▸ Dataset content
----------

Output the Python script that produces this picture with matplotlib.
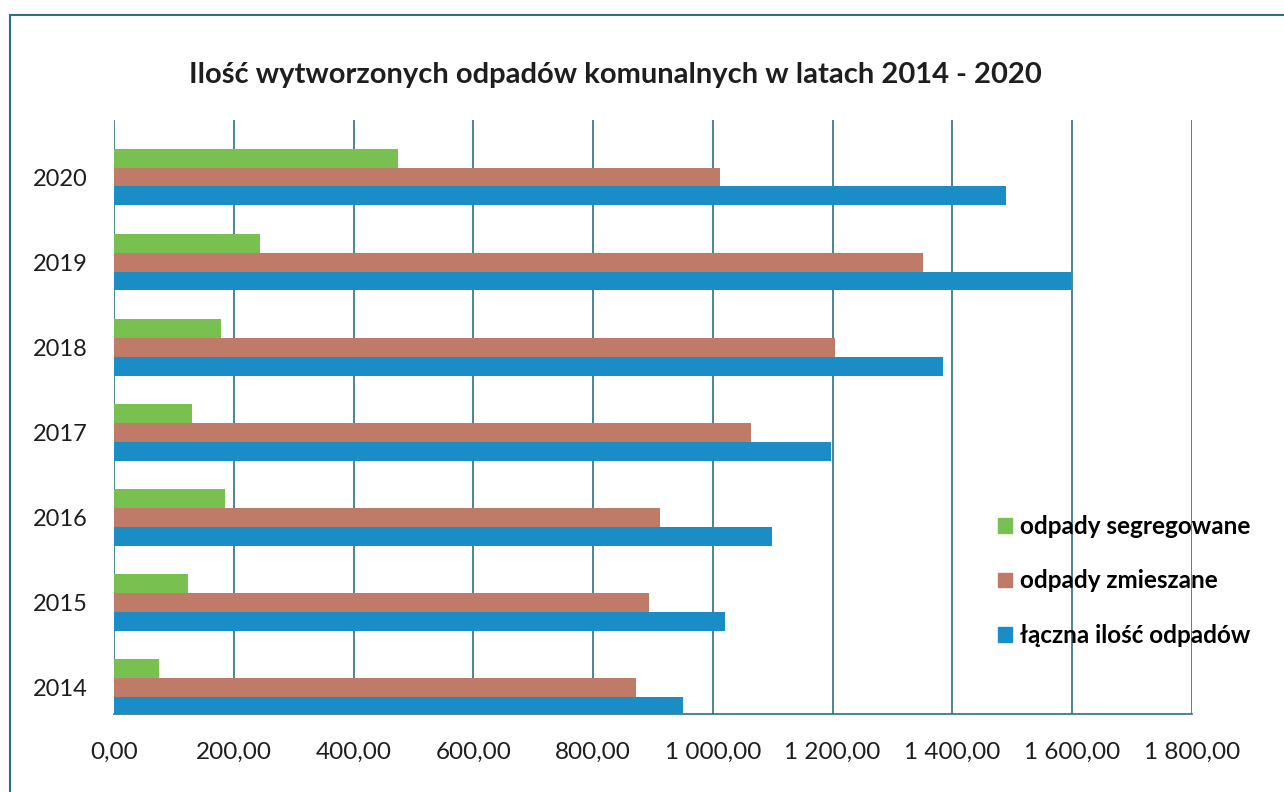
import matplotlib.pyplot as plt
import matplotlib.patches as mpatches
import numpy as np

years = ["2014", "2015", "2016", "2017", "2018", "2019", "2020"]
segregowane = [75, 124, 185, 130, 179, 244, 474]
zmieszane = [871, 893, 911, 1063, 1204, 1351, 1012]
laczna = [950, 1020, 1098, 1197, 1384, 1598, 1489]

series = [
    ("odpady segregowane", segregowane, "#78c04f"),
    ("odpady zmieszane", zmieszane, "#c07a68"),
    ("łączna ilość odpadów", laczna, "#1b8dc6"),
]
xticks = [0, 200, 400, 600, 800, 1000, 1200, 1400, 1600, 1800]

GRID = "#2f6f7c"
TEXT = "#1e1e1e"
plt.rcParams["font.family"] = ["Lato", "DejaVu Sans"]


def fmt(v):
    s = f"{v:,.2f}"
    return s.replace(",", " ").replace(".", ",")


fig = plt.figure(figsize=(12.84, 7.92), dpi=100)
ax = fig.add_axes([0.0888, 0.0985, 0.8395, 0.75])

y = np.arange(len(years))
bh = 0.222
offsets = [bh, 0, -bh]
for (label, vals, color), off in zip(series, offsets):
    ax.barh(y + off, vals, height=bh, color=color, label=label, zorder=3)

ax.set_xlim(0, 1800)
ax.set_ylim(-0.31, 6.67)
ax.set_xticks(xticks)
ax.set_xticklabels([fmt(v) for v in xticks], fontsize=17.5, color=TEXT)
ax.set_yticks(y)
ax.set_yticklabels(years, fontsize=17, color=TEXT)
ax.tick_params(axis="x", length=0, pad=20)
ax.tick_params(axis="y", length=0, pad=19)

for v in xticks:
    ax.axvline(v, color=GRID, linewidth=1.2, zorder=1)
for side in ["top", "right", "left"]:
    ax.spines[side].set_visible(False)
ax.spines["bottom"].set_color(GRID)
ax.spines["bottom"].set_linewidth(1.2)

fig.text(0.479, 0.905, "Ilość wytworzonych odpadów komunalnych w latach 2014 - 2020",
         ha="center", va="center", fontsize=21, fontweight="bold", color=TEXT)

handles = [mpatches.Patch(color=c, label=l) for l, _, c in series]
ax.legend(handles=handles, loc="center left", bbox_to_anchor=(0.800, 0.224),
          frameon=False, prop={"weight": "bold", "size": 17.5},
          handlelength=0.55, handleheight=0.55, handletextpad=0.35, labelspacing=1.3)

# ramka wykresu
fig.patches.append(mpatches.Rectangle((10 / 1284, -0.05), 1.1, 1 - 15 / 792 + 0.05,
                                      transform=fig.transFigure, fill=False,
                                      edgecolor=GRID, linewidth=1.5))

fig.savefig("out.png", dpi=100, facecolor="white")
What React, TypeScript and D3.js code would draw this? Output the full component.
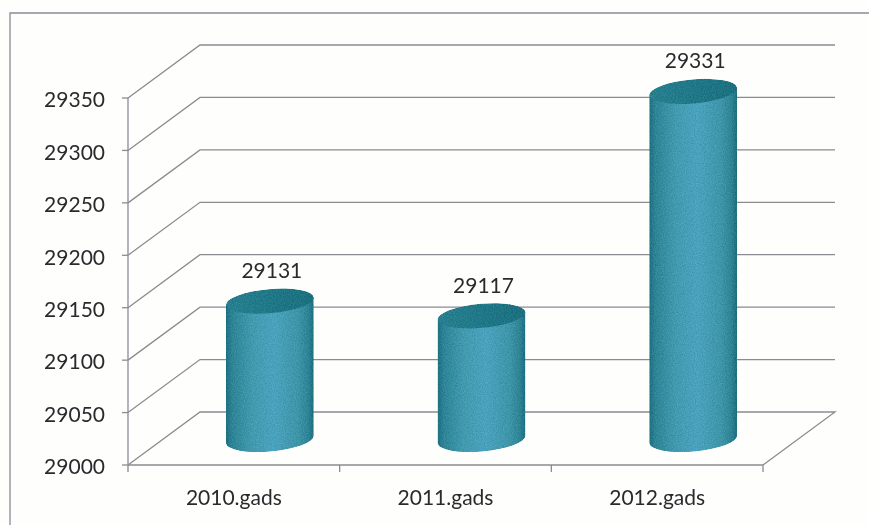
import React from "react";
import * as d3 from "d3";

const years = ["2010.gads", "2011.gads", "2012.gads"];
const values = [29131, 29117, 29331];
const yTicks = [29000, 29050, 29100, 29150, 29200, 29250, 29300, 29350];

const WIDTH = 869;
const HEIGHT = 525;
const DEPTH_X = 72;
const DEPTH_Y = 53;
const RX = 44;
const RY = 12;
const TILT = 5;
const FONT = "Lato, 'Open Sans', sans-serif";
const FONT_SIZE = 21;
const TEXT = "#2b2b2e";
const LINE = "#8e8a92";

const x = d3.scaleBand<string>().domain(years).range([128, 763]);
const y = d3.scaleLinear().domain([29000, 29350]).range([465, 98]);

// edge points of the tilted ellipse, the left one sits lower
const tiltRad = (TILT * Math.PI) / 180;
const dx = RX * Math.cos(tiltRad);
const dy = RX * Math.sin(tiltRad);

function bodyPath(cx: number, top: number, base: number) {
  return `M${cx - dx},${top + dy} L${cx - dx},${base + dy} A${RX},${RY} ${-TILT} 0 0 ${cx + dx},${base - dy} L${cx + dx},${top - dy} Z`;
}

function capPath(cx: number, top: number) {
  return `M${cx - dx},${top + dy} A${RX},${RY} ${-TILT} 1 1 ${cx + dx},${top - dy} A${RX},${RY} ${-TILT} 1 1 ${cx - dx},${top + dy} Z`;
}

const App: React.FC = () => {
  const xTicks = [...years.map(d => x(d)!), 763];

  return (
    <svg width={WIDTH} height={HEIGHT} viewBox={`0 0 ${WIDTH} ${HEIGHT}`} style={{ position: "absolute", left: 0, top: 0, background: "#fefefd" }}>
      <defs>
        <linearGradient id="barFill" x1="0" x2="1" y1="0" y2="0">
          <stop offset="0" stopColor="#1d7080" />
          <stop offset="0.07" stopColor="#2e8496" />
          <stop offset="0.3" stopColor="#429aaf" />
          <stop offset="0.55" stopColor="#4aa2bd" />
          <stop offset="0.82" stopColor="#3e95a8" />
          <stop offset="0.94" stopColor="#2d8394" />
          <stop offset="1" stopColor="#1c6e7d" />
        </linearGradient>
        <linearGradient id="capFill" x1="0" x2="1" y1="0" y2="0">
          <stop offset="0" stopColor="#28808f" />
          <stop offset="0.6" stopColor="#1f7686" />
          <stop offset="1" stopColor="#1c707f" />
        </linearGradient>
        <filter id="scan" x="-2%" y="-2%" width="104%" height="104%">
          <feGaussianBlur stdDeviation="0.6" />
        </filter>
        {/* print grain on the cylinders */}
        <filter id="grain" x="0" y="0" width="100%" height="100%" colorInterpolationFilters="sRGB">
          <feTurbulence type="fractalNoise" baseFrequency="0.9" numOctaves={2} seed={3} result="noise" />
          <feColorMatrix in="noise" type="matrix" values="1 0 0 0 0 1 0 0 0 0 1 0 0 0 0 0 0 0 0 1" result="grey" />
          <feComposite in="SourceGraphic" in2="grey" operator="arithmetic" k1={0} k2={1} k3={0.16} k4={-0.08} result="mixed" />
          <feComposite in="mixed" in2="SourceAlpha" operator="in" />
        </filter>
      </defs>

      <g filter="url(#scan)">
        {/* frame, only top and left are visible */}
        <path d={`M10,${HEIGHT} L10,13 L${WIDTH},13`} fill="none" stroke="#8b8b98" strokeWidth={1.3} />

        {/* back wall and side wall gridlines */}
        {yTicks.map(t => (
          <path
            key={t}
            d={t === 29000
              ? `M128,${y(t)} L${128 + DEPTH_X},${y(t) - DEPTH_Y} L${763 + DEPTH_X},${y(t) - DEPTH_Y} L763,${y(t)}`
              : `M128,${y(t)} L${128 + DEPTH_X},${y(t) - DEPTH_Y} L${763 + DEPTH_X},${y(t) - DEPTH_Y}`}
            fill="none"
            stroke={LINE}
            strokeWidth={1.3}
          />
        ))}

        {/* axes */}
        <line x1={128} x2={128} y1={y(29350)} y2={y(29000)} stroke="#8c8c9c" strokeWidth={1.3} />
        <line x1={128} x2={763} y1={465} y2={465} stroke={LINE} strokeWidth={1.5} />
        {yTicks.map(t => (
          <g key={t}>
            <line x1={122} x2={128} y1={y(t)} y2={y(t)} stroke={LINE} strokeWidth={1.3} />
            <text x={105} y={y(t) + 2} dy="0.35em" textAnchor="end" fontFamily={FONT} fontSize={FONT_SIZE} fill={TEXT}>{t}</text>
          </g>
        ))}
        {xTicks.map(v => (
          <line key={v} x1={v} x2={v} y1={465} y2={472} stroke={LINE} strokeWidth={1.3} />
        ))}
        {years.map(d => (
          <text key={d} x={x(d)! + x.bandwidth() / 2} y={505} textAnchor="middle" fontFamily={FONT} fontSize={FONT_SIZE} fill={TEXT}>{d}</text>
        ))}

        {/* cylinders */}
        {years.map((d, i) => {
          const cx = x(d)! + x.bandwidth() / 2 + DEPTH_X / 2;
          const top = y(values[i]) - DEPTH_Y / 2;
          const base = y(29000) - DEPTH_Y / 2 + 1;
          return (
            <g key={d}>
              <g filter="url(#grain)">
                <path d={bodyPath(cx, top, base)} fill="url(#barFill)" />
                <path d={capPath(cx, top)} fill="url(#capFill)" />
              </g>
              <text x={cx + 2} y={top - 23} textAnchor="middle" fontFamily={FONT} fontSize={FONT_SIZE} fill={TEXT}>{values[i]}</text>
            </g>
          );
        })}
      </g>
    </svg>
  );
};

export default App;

----------

▸ Brief
Every line from the one containing "What React, TypeScript" through the one containing "import * as" should be quoted exactly, and no other lines; keep pictures out of the copy.

▸ Result below
What React, TypeScript and D3.js code would draw this? Output the full component.
import React from "react";
import * as d3 from "d3";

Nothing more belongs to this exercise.